# [GIVEN EXERCISE]
Output the first line of the listing and each line after it, up to and including the line that contains "700, 720, 750];", exactly as written, minus the pictures.

** Start AVAILABLE DATA **

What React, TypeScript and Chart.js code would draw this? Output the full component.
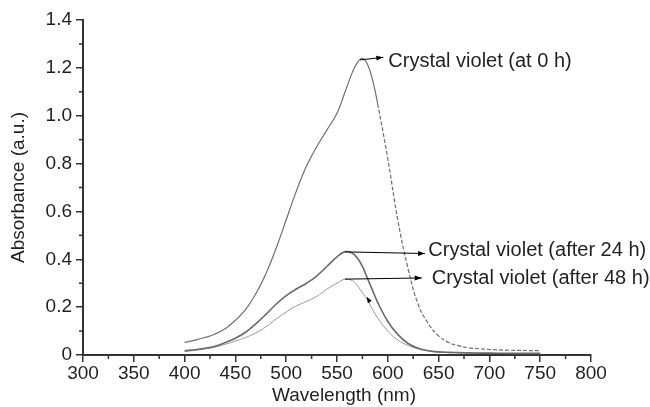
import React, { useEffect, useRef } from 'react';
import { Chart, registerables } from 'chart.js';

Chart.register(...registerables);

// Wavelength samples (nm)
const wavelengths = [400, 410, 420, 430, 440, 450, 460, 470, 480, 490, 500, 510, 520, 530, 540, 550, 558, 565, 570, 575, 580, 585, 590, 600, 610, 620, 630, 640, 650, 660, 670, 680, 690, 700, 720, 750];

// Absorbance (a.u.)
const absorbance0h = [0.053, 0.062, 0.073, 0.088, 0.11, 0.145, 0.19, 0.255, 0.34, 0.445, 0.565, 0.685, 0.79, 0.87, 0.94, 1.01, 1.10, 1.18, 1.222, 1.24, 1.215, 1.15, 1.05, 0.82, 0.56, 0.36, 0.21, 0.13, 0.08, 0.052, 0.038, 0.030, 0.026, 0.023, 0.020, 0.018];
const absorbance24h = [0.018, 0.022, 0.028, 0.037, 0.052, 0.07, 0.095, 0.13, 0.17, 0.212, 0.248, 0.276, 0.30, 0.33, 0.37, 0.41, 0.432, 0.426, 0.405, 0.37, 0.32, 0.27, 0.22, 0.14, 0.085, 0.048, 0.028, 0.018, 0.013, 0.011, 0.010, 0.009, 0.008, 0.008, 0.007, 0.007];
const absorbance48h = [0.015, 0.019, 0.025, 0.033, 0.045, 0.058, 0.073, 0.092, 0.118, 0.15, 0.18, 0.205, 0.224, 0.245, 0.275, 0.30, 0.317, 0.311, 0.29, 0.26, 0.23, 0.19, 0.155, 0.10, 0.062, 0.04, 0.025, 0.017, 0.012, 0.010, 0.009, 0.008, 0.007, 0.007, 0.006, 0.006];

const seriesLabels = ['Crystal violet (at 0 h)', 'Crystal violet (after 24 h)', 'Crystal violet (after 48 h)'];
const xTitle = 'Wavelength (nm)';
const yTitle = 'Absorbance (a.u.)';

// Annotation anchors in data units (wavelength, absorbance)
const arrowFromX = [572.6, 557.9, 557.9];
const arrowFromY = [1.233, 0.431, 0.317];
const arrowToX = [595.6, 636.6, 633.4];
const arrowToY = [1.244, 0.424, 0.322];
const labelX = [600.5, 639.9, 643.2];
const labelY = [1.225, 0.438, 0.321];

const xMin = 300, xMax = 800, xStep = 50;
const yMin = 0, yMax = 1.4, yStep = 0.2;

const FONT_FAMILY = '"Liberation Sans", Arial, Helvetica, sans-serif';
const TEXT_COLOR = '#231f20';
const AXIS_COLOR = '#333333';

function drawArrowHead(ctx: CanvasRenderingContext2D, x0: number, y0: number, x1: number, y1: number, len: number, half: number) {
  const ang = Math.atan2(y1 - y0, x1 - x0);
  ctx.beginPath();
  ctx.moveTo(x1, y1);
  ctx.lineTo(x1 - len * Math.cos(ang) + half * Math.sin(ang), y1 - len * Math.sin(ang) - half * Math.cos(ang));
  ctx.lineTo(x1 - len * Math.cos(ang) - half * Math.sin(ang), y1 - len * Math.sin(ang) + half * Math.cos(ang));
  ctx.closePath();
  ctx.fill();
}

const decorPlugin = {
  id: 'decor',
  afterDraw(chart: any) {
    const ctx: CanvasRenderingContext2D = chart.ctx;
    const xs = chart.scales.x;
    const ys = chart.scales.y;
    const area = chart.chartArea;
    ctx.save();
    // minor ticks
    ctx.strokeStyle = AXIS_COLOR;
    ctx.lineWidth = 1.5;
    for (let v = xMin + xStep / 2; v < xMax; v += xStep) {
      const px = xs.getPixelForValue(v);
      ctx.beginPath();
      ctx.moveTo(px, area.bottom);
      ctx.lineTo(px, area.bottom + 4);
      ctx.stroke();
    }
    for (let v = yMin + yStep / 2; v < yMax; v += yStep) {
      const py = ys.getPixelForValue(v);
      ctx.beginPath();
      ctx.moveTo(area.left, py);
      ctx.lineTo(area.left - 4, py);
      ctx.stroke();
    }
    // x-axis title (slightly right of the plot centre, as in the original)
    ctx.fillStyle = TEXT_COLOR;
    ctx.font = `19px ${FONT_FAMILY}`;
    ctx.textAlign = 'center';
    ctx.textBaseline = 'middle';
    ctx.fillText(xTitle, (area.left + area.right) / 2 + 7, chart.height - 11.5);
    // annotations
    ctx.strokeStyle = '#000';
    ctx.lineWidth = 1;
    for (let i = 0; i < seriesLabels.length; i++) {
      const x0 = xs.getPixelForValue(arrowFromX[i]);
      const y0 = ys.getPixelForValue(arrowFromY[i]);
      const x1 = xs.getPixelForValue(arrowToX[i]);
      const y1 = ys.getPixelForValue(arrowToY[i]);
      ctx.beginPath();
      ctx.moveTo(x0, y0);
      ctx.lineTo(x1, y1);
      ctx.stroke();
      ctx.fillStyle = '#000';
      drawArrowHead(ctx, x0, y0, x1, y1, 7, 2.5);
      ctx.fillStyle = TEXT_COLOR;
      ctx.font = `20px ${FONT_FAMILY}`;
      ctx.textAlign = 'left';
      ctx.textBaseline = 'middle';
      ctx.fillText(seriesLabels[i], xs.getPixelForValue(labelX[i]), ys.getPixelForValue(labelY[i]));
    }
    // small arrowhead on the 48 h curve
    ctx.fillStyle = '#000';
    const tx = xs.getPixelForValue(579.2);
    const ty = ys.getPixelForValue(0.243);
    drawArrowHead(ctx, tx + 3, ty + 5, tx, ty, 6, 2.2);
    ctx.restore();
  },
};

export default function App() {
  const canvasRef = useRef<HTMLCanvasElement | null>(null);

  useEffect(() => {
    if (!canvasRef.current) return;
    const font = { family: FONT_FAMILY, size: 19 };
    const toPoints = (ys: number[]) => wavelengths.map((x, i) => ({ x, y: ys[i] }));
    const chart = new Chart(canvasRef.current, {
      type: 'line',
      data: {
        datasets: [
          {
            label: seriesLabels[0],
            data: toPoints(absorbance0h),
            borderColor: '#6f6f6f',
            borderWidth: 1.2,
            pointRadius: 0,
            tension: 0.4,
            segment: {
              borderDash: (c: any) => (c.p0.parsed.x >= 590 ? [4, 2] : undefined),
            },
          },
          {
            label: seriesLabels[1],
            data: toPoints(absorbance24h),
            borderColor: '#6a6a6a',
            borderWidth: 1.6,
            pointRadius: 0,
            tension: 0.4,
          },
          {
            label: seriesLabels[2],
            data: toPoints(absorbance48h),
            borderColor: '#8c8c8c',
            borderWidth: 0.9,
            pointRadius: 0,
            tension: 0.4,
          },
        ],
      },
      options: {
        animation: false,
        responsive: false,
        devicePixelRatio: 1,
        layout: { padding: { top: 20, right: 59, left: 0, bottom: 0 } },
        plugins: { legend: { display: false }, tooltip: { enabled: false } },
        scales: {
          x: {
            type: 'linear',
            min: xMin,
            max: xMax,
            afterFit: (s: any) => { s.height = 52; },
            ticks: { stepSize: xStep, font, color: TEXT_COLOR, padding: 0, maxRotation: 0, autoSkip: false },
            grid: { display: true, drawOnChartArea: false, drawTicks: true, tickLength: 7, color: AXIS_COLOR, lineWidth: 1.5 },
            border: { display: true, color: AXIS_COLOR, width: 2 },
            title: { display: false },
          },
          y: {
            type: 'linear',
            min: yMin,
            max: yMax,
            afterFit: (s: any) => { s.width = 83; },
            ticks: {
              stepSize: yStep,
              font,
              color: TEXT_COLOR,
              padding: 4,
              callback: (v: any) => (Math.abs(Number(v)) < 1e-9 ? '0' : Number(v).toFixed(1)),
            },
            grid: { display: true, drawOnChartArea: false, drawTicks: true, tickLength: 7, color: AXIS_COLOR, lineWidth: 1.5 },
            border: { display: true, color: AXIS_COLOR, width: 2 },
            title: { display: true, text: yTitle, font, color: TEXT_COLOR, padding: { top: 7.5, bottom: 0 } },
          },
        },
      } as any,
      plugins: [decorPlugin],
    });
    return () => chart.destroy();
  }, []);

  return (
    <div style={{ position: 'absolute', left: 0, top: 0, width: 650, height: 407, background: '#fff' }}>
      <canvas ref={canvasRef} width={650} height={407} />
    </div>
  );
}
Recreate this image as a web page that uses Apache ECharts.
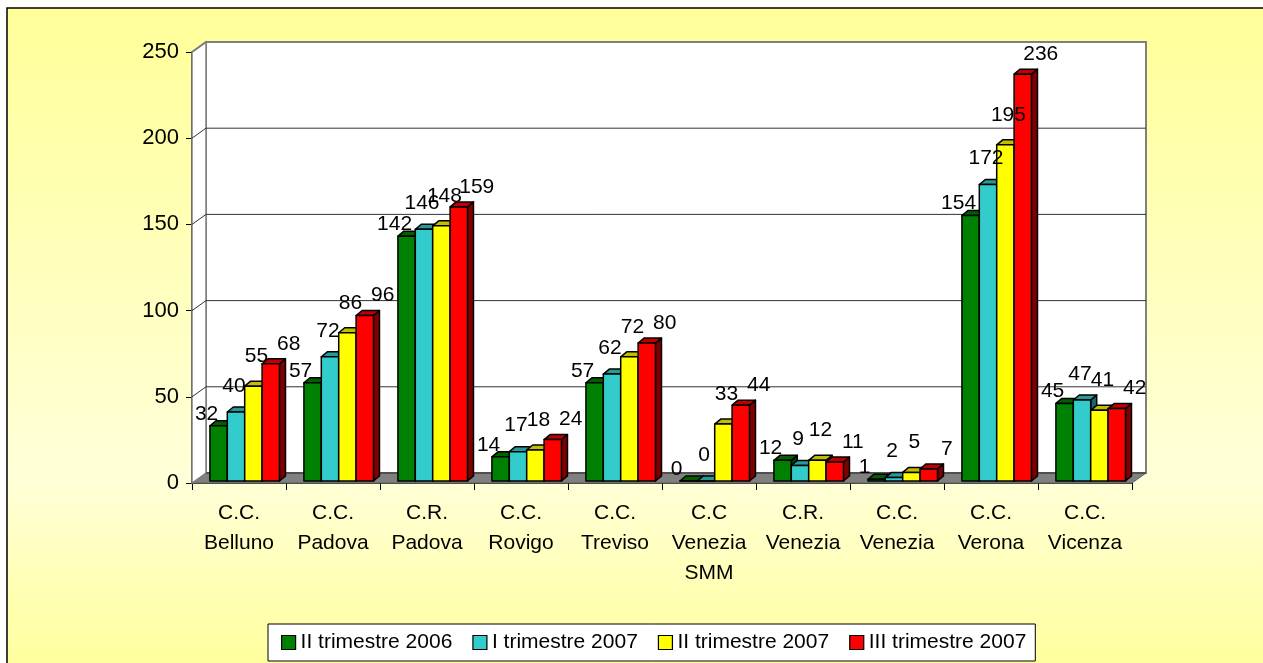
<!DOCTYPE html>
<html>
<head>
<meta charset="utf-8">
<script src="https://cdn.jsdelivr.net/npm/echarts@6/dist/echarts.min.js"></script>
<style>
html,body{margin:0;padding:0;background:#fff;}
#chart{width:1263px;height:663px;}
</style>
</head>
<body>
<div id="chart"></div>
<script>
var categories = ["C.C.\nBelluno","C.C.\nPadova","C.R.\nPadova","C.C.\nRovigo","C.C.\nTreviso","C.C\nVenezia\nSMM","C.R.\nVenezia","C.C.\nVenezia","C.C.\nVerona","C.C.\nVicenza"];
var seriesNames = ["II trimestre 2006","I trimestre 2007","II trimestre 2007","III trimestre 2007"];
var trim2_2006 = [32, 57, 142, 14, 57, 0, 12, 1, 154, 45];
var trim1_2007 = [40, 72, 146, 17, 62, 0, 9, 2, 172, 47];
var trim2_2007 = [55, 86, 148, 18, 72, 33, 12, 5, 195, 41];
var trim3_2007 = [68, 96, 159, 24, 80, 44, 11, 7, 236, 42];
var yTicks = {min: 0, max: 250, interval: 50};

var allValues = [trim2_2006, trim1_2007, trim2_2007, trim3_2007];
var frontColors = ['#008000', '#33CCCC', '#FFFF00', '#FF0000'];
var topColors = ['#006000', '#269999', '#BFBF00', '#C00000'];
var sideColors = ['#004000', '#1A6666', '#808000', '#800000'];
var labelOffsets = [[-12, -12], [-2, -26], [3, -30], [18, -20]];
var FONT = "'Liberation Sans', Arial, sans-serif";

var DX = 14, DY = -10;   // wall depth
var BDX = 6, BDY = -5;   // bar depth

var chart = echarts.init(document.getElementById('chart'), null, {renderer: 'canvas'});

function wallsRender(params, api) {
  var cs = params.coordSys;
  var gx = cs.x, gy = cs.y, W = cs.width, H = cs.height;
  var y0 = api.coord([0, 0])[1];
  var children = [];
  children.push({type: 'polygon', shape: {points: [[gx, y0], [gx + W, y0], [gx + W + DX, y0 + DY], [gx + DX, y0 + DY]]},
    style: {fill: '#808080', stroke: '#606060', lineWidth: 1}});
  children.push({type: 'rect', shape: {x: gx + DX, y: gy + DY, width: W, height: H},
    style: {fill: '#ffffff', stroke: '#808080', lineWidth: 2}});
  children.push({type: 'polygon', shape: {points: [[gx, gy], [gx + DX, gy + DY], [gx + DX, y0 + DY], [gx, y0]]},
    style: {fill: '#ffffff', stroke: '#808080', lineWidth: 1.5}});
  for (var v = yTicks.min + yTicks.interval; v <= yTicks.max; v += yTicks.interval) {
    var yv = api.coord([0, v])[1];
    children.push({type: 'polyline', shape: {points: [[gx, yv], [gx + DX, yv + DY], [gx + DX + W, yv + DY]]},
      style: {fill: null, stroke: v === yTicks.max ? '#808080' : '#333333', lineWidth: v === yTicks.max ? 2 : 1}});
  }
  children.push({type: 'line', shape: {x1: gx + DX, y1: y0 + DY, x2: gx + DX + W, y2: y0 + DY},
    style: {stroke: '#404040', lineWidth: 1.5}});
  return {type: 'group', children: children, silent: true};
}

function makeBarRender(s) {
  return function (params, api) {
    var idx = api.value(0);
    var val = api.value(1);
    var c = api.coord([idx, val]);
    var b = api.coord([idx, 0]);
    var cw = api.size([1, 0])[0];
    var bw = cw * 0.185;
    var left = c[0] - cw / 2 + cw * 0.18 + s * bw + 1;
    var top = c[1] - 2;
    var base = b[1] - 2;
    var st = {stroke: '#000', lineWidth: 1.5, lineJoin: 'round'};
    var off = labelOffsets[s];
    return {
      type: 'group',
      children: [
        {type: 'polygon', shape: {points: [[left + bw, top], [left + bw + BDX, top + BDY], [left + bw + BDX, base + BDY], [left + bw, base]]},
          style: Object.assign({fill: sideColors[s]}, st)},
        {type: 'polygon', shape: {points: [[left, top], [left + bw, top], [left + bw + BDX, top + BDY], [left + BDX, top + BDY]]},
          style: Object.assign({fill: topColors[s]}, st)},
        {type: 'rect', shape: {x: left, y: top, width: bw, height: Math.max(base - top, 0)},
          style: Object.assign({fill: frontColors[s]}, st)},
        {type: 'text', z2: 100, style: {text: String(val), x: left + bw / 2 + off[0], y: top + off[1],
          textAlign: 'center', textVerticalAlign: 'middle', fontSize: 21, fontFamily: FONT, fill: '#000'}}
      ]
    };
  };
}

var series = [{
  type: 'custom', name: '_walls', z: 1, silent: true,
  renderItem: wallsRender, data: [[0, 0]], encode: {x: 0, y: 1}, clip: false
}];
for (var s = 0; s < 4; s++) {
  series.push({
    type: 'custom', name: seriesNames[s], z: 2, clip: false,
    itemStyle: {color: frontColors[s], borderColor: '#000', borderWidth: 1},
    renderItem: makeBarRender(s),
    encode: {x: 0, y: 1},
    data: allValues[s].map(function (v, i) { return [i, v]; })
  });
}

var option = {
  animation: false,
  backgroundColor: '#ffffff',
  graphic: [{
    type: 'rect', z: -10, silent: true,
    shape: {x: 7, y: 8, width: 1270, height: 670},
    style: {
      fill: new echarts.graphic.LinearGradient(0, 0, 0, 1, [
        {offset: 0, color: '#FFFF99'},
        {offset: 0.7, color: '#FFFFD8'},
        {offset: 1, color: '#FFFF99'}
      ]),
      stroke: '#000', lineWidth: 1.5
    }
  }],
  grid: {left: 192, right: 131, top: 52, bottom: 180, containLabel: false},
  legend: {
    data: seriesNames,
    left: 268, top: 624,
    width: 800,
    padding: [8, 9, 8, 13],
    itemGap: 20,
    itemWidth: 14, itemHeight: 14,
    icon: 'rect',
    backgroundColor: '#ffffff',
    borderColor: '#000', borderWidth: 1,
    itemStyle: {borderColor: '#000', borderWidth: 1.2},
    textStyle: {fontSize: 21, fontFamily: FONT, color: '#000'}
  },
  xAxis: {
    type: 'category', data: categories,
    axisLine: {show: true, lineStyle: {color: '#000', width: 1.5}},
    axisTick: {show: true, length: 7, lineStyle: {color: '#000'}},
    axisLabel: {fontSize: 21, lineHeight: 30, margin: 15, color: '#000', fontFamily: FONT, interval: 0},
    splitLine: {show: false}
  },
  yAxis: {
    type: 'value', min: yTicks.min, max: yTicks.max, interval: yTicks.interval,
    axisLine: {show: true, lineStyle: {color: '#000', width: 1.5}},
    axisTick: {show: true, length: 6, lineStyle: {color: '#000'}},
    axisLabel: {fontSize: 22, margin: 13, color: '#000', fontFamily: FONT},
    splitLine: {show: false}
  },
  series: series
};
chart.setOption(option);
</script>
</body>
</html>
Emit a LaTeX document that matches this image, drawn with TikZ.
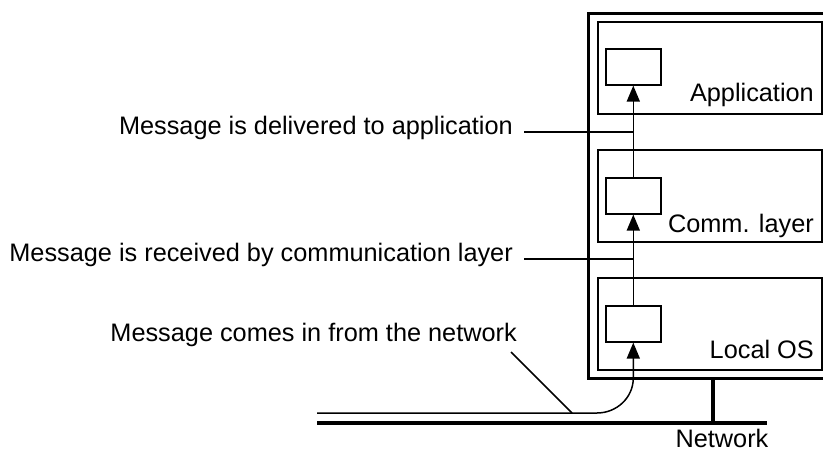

** End AVAILABLE DATA **

# [REPLY TO THE TASK]
What React, TypeScript and Chart.js code would draw this? Output the full component.
import React, { useEffect, useRef } from 'react';
import { Chart, registerables } from 'chart.js';

Chart.register(...registerables);

// Wavelength samples (nm)
const wavelengths = [400, 410, 420, 430, 440, 450, 460, 470, 480, 490, 500, 510, 520, 530, 540, 550, 558, 565, 570, 575, 580, 585, 590, 600, 610, 620, 630, 640, 650, 660, 670, 680, 690, 700, 720, 750];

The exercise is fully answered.